Transcribe the stretch of entries below from the line with "The picture is" through the line with "const yStep = 10;", exactly and with both ends included; leave out all other lines.

* start Exercise inputs *

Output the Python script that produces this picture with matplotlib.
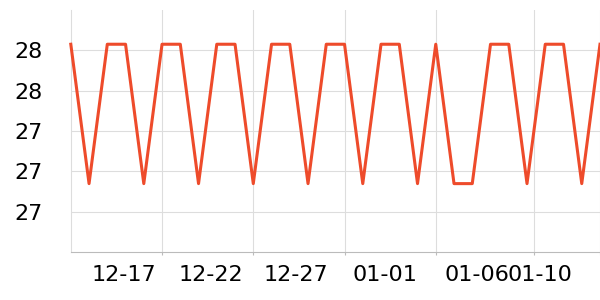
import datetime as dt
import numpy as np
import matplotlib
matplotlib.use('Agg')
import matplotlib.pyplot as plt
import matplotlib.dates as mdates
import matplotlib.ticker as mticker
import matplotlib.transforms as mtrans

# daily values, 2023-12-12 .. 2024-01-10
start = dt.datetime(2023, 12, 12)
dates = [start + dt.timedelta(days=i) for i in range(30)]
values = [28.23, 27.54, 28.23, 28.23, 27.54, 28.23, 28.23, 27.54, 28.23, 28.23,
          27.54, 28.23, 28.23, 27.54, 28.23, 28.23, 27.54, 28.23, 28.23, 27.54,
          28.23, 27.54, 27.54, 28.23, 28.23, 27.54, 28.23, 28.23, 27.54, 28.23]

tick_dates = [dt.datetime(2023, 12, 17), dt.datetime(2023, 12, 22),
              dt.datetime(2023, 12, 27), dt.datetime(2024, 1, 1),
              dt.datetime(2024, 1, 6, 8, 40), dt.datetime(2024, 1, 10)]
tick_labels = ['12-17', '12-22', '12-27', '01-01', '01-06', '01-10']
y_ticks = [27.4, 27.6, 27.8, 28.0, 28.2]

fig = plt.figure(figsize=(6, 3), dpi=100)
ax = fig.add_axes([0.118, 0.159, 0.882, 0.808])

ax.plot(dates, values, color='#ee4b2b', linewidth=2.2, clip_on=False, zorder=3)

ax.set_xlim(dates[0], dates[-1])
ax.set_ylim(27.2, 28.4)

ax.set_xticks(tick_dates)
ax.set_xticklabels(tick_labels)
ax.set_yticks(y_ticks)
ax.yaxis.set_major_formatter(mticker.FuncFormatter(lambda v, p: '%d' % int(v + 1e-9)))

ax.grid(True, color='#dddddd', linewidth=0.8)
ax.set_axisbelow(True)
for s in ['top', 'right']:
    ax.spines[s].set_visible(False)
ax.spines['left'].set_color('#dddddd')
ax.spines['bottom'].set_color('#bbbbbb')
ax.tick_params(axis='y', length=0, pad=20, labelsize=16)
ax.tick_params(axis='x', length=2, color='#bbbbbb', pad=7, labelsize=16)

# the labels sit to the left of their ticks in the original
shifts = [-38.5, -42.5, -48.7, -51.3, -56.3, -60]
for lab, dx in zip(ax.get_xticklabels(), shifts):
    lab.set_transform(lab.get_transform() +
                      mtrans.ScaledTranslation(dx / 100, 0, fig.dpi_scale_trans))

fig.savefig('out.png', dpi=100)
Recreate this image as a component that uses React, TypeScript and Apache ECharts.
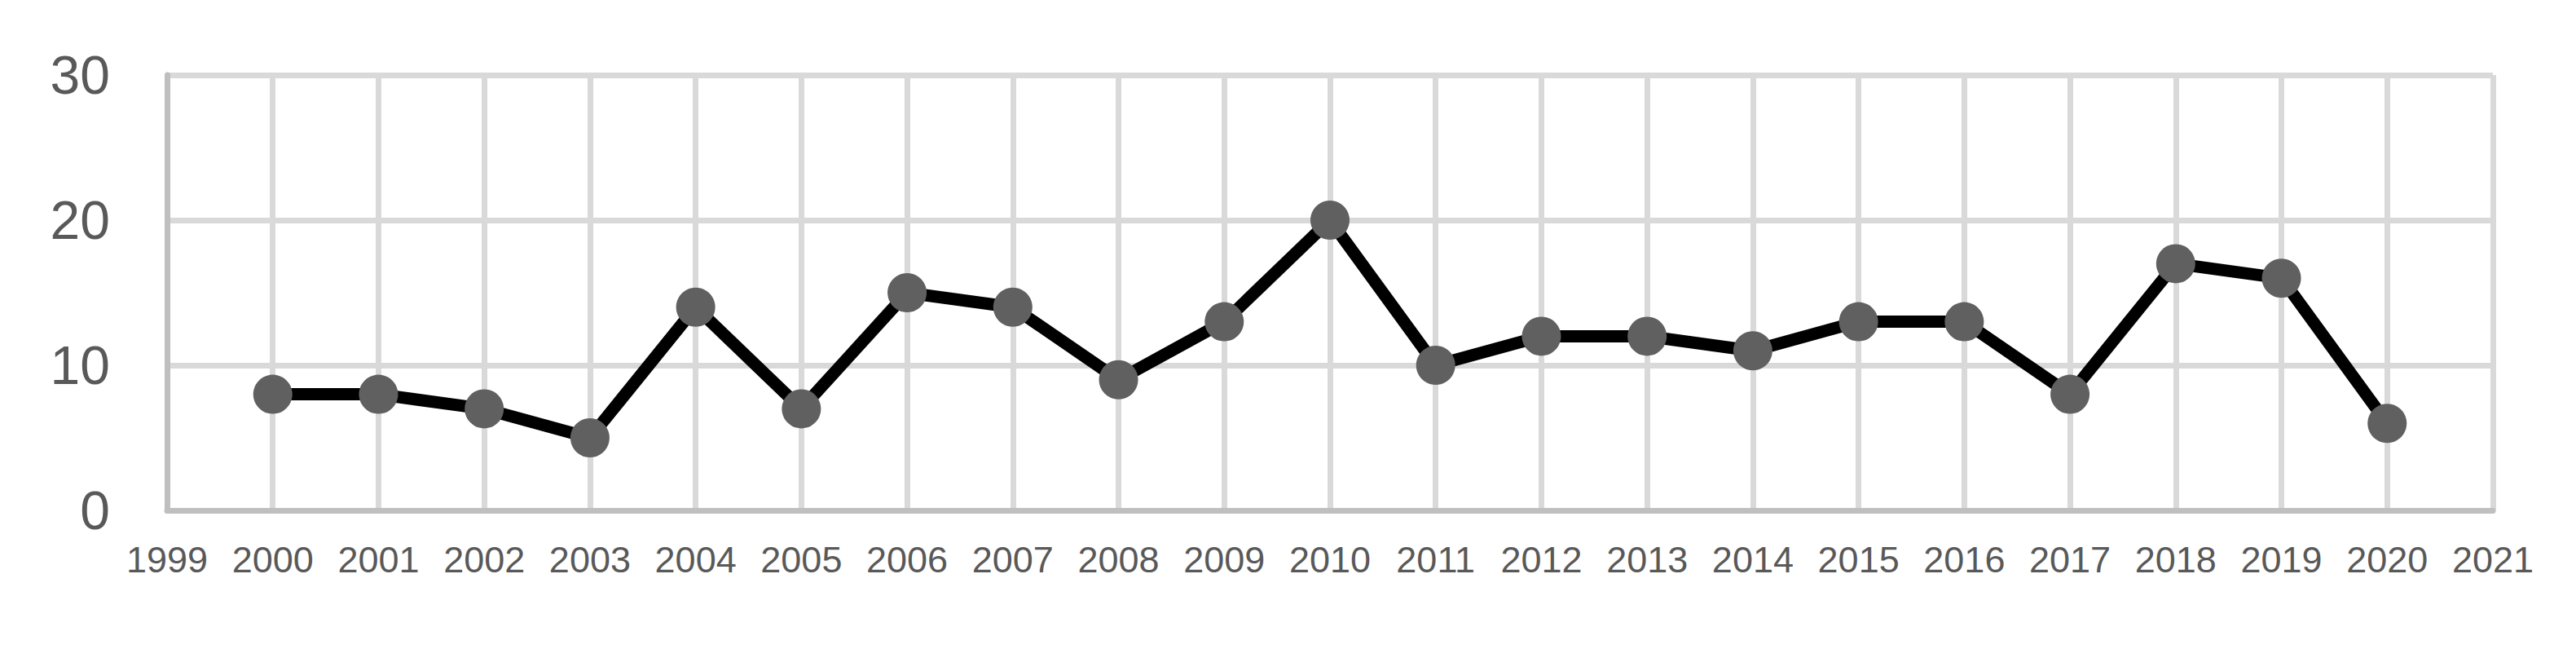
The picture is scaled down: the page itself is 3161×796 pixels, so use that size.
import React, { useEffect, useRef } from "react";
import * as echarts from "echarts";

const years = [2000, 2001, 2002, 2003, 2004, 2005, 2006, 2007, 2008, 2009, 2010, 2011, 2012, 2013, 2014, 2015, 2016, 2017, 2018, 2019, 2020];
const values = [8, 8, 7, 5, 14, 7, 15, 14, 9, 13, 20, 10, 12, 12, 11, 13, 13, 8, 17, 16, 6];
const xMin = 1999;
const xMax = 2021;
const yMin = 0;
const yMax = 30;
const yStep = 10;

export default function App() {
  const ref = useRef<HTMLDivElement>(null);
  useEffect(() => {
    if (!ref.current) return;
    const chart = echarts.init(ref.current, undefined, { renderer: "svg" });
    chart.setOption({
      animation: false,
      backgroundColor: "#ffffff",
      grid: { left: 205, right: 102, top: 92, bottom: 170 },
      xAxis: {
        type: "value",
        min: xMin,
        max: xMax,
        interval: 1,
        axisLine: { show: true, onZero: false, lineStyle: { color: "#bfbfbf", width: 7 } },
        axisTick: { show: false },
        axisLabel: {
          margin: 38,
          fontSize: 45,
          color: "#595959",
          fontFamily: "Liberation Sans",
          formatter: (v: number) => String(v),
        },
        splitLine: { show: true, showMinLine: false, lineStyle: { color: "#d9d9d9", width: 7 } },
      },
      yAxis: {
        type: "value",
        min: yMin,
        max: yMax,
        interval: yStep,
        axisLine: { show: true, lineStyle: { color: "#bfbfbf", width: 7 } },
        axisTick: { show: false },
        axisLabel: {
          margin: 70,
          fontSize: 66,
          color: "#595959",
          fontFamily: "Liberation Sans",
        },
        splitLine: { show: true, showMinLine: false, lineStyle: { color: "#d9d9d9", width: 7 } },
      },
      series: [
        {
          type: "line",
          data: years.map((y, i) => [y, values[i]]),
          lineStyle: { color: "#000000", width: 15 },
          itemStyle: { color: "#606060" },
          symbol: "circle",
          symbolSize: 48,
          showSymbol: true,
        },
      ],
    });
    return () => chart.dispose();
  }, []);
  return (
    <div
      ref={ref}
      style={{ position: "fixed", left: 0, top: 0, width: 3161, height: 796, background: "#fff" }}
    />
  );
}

* end Exercise inputs *

Correct answer:
The picture is scaled down: the page itself is 3161×796 pixels, so use that size.
import React, { useEffect, useRef } from "react";
import * as echarts from "echarts";

const years = [2000, 2001, 2002, 2003, 2004, 2005, 2006, 2007, 2008, 2009, 2010, 2011, 2012, 2013, 2014, 2015, 2016, 2017, 2018, 2019, 2020];
const values = [8, 8, 7, 5, 14, 7, 15, 14, 9, 13, 20, 10, 12, 12, 11, 13, 13, 8, 17, 16, 6];
const xMin = 1999;
const xMax = 2021;
const yMin = 0;
const yMax = 30;
const yStep = 10;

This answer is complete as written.